I have been reading some of the posts around this subject and am looking for some advise. I am married to a wonderful woman who has PsA. for the past several months we have been having some pretty brutal discussions when it comes to intimacy and sex. I am going to be as honest as I can here about what is going on in hopes of learning, understanding and loving my wife in a way that makes her feel special. Apologies in advance if this makes some folks uncomfortable, but I cant be the only one experiencing these challenges.
I dont want to hurt her, make her feel insufficient or in any way add to her stress levels. However, I cant even bring up the subject of intimacy and my desires ( holding, touching, laying with each other without the expectation for sex) let alone actual sex without getting a very angry response in return. Some have been mellow conversations as my wife explains to me how her body feels, her lack of sleep, pain, headaches an overall anger and how she has changed. Others have been much more angry and escalated. I am trying to understand how to make this work...to be a better husband and a friend.

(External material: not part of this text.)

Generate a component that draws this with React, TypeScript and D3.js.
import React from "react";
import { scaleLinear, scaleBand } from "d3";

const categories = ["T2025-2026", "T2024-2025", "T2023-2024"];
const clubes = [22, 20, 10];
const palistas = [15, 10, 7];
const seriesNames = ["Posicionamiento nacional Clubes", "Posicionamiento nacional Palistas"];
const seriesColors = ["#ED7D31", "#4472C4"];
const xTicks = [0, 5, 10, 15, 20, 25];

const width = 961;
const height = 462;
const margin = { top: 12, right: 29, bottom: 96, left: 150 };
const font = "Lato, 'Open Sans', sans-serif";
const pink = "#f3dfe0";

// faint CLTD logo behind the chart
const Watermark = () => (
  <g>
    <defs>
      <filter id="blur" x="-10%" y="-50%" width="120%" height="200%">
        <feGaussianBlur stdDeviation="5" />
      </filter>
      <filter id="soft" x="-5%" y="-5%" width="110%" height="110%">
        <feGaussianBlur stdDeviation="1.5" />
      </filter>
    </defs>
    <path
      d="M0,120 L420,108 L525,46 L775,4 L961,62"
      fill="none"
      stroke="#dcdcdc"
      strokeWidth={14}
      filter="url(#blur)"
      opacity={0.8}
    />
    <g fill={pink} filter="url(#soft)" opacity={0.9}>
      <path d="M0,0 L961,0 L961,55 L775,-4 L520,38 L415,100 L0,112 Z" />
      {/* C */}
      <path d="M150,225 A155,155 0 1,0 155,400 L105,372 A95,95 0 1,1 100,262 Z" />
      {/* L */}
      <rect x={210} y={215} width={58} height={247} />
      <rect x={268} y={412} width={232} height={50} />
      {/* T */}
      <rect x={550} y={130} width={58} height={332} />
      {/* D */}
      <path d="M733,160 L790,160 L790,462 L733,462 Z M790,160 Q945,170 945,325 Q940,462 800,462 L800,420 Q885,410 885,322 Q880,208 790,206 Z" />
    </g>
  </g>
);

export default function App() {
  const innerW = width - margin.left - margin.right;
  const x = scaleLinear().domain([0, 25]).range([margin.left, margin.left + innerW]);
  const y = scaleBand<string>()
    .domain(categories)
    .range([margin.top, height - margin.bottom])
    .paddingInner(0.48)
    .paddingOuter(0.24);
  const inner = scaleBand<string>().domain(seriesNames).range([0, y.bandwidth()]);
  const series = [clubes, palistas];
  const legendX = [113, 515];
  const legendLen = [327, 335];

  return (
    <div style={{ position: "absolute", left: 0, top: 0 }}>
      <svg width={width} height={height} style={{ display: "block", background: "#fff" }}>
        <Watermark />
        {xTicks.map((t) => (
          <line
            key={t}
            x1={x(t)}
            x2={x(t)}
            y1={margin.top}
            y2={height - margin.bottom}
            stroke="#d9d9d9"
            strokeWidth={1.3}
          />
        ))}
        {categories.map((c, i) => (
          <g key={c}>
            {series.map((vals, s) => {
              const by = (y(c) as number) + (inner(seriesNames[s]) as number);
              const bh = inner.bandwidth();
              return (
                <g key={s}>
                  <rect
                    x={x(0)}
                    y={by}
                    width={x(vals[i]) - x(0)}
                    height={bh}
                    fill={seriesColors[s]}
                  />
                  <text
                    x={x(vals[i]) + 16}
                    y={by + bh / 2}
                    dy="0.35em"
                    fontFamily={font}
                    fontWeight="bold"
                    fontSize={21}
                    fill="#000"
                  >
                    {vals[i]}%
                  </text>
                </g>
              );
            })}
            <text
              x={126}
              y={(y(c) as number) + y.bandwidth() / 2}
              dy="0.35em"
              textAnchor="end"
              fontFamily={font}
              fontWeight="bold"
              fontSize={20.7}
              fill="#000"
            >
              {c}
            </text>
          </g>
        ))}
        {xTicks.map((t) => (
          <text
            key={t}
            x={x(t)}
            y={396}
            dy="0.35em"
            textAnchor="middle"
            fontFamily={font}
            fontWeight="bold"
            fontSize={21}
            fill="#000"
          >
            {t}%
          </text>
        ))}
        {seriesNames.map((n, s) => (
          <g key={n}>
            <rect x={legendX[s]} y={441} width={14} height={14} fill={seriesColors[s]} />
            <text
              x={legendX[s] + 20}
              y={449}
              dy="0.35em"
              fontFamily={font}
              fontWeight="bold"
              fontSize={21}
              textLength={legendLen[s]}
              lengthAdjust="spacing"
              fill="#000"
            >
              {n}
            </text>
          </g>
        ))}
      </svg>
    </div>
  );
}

Our sex life and overall intimacy has become a source of major frustration for us both. We used to be very snuggly, touchy and active. We have always been very open, and adventurous in the bedroom. My wife doesnt want that anymore. Her pain come on very fast when we make love - and more often than not she is very distant and just "not there". She says she does it for me but that she doesnt think about sex, doesnt get turned on and that most days she is just trying to get through the day with as little pain as possible. She says that she relies on me to get her turned on but that she feels pressured when I try. It reminds her of how broken she is and she gets more frustrated and angry whenever the subject is brought up. We have tried toys and different positions and masturbation. Most times it ends without orgasm for her, and leaves her frustrated and angry. So I understand that this is something she doesnt want to do very often. I know if the tables were turned, and sex was painful for me, but pleasurable for her, I wouldnt look forward to it either. I have tried to just be there for her. Tell her I love her, show her in other ways that I am here and that she is not broken in my eyes, but still my bride, my love, my life. I know she knows I am hurting and missing our closeness, and I think this just adds to the cycle. I know she is hurting both inside and out. I just cant seem to reach her.

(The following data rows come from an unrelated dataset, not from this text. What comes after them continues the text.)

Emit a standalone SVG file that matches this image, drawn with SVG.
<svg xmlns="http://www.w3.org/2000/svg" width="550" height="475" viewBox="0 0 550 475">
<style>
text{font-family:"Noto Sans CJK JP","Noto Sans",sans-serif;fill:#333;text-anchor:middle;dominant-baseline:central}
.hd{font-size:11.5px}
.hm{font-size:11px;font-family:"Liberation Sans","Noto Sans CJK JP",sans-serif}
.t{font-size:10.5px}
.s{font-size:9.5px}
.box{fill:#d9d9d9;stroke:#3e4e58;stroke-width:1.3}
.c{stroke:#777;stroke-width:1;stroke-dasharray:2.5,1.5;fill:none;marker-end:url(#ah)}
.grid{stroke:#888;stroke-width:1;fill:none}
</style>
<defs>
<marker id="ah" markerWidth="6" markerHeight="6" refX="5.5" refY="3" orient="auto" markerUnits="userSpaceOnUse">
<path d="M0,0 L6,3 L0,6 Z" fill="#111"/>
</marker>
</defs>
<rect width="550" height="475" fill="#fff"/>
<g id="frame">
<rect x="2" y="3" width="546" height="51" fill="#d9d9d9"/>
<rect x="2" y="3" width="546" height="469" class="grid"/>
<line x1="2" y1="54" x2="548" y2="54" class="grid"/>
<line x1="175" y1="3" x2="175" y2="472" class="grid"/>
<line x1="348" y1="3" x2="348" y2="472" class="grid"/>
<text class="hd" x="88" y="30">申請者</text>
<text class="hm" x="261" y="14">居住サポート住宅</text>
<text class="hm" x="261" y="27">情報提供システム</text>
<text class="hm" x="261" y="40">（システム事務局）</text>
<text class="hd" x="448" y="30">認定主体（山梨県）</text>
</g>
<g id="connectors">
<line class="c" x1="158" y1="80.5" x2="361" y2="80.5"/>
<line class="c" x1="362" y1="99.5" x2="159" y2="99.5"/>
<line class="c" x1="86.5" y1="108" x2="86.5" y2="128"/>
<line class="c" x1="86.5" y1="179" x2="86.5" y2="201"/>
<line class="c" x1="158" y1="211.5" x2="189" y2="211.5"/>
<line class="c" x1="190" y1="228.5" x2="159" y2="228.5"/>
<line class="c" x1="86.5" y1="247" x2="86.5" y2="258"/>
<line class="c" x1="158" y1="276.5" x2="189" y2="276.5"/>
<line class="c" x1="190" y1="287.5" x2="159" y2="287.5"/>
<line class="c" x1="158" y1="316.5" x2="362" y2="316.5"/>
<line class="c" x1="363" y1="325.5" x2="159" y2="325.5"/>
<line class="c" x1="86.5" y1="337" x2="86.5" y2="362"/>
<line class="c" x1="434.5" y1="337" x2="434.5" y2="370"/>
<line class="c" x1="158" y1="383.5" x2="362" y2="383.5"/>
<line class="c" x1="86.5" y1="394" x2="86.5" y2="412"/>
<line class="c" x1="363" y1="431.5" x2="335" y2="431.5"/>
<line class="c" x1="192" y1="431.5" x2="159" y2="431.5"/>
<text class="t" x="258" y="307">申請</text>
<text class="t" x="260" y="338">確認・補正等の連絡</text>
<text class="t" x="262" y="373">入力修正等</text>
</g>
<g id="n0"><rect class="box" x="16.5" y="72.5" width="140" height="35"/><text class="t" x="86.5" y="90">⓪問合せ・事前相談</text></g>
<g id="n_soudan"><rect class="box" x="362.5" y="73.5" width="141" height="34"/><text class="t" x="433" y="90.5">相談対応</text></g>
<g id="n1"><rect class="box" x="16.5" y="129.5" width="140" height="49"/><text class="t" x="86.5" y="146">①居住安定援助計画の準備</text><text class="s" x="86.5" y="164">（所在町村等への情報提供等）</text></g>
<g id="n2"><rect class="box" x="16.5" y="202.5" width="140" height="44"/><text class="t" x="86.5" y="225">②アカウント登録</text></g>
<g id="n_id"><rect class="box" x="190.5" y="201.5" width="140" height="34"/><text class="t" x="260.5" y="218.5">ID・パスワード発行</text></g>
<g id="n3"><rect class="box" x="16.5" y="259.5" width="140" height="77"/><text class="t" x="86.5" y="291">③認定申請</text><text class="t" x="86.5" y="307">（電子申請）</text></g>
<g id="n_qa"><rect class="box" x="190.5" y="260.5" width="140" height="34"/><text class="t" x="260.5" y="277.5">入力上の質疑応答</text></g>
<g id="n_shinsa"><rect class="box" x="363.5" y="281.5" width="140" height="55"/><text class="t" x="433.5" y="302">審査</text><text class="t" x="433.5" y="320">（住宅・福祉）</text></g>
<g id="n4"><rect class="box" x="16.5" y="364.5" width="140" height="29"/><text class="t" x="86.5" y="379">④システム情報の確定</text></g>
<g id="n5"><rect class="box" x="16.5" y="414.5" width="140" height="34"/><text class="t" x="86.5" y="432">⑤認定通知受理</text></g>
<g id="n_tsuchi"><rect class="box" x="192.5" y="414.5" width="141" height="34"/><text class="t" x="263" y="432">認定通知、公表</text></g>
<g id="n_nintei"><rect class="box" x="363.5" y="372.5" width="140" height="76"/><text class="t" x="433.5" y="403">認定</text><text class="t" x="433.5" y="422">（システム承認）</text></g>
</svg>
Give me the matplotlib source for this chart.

Here is one thing that I am trying to understand. Several times over the past months I have walked in and my wife has been masturbating. She would be lying there, reading her iPad - one of those steamy novels, paranormal romance, Fifty Shades of Grey type stuff. I was shocked at first and didnt say anything. I didnt want to embarrass her, make her feel shameful or otherwise interrupt. I was hurt and angry at first, but later realized how beautiful it was and was actually happy that she was able to have found a time, a space... a place when she felt secure enough, comfortable enough to relax and enjoy herself. I am totally ok with this. So I started to read the books too. I thought maybe I could figure out what was making her tick, so to speak, and maybe it would help. Some are good, some are just lame. Some are pretty hot and I can see how it might get her going. We share the same Kindle account, so when she bookmarks pages, I can see them too and they are ALL sex scenes. This too, I am totally OK with and love that she gets turned on by them. I was thinking to myself - wow, I wonder if we could do this together.
So...I asked. Whoops! One day I brought up the subject after hearing/seeing her and asked if it would be something we could share together. Do together without any pressure of her having to worry about pleasing me. No pain, no expectations no pressure. Just let me lie there with you and share this with me. That didnt go over to well. She completely denied it and said I was crazy. And she was as angry as I have ever seen her. Man I didnt expect that response. Then I got angry, frustrated and I was and still am very hurt by this.
My wife says that she doesnt think I know her anymore. She think she cant be the person I want her to be. She feels pressured, frustrated and tired. After 17 years together...she has never said anything like that to me. I dont know what to say or do. Walking on egg shells is the best way to describe it.
So I ask you fellow forum folks, those with and without PsA. What do you think? What am I doing wrong? What can I do better? Do I just drop it completely? Give her lots of space?
Are others experiencing similar intimacy issues?